The Late Rob Simonich was a master custom knife maker. Rob crafted his blades with the care and precision of an artist. My experiences with the man and his work led us into collaboration on this remarkable custom blade. Rob made the first Talonite prototype of the blade, called the “Kanji”,. I took it to the Amazon jungles and used it like no other knife I’ve had. I even loaned it to the Indians for some of their work. It looks as good today as it did the day he made it for me (though there are a few scratches on the handle now). You can see this blade performing and cleaning monkeys and other animals in our Jungle Video.
While I field tested the blade I came up with a couple of minor modifications that we incorporated into this final design. Though this blade is no longer available for sale through us the information could be of use to the outdoors men and collectors who have some of Robs Knives.

Every knife comes in a custom molded Concealex sheath and includes a certificate of authenticity signed by Rob Simonich

The Talonite Blades are marked with the “Talonite” sign and each knife has Rob’s distinctive mark. The A2 blades are marked exactly the same less the “Talonite” marking.

The opposite side is marked with the “Hoods Woods” logo and the serial number of the knife. There will only be 50 of each type of knife made. (50 Talonite and 50 A2)

You have the choice of handle slab colors. You can choose Maroon, OD Black combo, OD and basic Black.
Choices of blade material and original cost:

  • A2 steel.. $250.00
  • Talonite.. $350.00

Each knife was assigned a blade number at that time. Each knife was hand made by Rob.

A2 has long been one of my favorite metals. It is tough ductile, sharpens easily, has great edge holding ability and really can’t be beat.

Talonite is a Cobalt alloy. It has literally no steel in it. It has qualities unlike any other metal on the market. It cannot rust or discolor. It is also VERY expensive metal.

Finally here… I used to watch Bear Grylls and Survivorman (Les Stroud). Of the two, Grylls is a showboating dumb ass some times. He certainly knows what he’s talking about but RARELY shows the right things to do in some situations. He deliberately puts himself in danger, doing dumb assed things like running down boulder strewn mountain sides, diving into ice cold lakes to swim across, fording streams at the most bloody dangerous spots he can find, and rappelling down rock faces covered in ice. I’m not saying you CAN’T or even SHOULDN’T do those things in a survival situation but it is “Survival”. Putting yourself deliberately in danger while trying to live and breaking an ankle in bad terrain, cold, snow and in grizzly country is probably the stupidest thing I can think to do.

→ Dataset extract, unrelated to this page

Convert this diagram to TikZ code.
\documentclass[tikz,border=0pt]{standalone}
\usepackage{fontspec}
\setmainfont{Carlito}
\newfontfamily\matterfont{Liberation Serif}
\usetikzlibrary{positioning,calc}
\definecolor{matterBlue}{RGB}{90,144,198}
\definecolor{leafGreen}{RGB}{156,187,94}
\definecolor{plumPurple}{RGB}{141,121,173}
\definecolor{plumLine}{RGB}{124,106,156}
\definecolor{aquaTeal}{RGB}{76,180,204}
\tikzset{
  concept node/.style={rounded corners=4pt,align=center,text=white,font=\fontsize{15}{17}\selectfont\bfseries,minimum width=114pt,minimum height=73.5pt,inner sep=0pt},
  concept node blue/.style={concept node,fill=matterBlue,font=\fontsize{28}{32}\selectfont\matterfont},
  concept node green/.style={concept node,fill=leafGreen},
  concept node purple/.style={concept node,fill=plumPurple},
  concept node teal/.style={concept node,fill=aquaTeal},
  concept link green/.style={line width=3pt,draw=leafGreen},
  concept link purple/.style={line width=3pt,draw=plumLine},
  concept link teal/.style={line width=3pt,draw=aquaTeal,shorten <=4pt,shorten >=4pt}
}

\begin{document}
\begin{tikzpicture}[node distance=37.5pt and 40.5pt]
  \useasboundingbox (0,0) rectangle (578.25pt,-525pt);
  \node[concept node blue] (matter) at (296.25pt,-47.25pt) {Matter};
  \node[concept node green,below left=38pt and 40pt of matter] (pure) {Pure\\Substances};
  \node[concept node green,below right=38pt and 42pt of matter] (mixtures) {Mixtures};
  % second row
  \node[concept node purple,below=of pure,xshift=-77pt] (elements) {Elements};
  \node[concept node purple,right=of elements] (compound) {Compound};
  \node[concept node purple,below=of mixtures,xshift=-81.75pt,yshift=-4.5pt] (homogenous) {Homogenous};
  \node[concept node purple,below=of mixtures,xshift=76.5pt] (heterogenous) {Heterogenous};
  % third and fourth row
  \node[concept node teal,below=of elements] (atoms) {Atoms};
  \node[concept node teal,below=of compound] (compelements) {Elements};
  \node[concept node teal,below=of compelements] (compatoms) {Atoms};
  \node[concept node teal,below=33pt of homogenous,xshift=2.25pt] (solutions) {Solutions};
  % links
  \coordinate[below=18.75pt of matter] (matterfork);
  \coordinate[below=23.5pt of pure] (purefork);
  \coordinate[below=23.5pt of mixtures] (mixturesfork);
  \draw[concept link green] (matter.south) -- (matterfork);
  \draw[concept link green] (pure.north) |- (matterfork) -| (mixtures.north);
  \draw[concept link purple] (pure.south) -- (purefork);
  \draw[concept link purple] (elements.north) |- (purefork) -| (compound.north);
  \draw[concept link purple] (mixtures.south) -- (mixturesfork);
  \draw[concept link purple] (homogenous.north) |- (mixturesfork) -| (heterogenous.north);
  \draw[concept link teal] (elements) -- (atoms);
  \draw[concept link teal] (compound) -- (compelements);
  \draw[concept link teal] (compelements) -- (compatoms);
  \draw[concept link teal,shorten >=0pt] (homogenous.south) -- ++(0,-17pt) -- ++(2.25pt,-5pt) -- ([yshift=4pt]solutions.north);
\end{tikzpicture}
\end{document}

You won’t survive long if you do that. I’ve walked on a broken ankle and I can tell you from first hand experience it is NOT something you want to do.

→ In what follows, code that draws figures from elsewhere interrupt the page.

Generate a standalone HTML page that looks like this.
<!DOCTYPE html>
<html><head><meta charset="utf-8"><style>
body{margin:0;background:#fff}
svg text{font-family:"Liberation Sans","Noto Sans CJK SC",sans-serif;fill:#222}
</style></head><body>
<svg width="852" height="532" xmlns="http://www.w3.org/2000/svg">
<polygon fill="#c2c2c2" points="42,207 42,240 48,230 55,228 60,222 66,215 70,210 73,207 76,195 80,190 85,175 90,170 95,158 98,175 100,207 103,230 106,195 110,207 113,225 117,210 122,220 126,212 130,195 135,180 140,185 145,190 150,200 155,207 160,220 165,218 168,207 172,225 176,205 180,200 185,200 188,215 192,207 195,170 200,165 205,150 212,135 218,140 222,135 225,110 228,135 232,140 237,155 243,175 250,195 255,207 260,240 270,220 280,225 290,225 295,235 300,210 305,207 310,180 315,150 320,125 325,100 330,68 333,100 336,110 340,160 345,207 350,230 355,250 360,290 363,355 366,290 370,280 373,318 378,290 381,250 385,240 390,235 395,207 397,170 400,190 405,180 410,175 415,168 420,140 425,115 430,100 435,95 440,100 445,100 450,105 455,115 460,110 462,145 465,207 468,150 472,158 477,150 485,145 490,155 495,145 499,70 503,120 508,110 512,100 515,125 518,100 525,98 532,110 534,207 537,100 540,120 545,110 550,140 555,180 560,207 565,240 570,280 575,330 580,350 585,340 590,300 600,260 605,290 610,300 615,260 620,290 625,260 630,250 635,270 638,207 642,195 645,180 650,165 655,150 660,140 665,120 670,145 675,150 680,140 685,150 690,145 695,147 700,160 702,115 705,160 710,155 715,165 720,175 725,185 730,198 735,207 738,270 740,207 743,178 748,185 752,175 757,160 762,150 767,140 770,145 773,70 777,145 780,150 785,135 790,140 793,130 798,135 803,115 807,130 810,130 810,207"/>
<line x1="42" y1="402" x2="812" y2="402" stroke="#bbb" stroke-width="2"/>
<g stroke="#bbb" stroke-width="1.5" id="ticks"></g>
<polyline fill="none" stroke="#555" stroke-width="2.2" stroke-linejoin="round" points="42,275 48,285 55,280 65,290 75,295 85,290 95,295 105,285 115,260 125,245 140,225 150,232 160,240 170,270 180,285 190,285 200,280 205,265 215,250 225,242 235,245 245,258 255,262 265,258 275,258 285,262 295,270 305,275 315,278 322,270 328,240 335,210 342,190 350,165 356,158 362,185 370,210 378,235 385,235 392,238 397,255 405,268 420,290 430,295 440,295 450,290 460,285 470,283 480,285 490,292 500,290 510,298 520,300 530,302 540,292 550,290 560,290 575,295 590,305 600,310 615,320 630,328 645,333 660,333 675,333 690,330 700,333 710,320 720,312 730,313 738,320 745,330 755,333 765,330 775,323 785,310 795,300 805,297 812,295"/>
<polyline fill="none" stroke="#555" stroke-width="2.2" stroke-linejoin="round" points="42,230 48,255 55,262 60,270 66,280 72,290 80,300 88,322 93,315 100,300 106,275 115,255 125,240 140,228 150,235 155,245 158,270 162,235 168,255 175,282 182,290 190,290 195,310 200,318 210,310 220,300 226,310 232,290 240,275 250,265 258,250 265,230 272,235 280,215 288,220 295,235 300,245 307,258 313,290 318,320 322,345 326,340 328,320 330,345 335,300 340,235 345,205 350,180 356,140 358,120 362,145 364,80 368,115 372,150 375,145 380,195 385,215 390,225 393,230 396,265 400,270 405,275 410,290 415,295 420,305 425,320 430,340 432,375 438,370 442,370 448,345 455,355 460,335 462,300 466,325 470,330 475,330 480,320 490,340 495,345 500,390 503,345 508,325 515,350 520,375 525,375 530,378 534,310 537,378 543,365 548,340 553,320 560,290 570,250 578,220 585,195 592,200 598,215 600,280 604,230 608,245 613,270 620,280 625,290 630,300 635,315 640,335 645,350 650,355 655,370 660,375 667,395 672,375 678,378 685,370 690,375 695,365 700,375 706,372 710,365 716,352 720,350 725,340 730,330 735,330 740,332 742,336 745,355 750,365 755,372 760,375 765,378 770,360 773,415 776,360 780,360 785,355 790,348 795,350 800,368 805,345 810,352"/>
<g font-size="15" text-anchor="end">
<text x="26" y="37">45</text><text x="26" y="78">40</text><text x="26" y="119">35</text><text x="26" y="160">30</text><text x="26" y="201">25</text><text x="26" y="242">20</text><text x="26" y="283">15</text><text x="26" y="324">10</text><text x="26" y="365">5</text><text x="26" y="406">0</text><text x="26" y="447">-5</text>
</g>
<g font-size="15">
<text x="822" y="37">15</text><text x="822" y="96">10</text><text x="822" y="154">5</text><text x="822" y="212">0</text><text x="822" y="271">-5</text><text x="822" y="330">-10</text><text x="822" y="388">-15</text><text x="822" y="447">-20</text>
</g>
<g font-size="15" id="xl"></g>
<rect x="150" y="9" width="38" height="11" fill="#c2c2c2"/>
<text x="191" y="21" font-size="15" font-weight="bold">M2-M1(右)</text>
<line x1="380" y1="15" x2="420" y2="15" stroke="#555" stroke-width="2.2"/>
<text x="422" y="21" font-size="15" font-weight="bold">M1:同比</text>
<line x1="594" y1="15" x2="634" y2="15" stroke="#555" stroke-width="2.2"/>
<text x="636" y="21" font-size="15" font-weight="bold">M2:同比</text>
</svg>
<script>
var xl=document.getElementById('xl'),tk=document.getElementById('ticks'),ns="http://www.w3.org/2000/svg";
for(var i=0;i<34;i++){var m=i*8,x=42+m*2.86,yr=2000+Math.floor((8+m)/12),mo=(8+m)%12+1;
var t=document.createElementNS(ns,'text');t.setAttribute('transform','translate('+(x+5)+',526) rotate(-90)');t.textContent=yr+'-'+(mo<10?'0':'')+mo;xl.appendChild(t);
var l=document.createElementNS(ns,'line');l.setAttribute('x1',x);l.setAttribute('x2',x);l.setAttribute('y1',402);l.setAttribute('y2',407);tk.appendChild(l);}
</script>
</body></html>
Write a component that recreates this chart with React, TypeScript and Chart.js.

Les Stroud (read his book “Survive”, if you get the chance) is a more common-sense guy with a common-sense approach, but always pissed my wife off because he’d “mention in passing the requirement for water” but rarely showed exactly HOW he got water or where, or the methods used to get it. He did show those things, but he didn’t make a big deal of it since the filming of the show took precedence and he’d had 5-9 days to do a 1 hour show, hiking in to put up cameras, hiking back out to hike back in for the camera. He was alone the whole time. Grylls had an entire team if things went badly for him. Stroud didn’t.

Ron Hood was a survivalist teacher and did things in groups and alone, but usually had his wife filming at least.

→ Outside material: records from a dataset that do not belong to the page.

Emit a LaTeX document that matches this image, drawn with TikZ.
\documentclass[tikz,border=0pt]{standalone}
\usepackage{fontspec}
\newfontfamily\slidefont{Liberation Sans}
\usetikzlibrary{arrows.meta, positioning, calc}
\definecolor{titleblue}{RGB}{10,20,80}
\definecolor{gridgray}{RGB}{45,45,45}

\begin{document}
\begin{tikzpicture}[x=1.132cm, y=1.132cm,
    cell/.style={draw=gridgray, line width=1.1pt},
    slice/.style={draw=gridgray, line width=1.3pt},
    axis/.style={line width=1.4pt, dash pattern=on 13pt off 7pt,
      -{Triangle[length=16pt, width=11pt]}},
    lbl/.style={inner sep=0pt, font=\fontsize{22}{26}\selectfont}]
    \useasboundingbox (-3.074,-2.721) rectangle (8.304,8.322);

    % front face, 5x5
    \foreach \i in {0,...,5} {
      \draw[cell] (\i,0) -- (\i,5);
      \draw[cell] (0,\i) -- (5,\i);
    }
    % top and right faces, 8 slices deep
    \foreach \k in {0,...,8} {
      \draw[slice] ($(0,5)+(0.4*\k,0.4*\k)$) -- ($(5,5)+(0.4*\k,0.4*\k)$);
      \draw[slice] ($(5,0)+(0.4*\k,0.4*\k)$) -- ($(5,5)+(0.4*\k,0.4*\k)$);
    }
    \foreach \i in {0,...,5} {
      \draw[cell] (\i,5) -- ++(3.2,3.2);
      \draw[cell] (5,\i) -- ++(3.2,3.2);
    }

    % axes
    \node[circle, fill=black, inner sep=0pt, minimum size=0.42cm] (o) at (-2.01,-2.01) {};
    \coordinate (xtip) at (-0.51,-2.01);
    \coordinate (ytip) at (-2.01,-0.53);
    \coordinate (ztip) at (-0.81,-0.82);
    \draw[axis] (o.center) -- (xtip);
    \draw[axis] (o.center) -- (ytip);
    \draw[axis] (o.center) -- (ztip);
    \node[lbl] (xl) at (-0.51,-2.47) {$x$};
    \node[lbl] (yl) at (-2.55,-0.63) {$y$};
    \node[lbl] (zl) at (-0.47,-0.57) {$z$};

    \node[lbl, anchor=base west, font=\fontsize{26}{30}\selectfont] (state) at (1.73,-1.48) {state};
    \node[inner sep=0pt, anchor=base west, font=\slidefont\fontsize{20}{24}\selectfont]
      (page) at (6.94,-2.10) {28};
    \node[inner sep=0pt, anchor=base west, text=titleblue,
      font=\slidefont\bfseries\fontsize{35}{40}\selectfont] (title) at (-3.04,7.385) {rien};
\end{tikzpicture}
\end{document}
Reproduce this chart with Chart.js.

I’d be too damn busying finding something to eat to bother will filming my demise….

Anyway – those two guys, Stroud and Grylls both have a line of survival knives.

And except for the “name” on the knife, they aren’t bad either.

http://www.camillusknives.com/lesstroudknives

http://www.gerbergear.com/Survival

Gryll’s knives have serrated edges. I hate them. Have to carry extra crap to sharpen them. The Gryll’s knife comes closest to me – if it didn’t have that edge on it, to something I’d carry into a jungle, alone and with little else but the knife to get me through.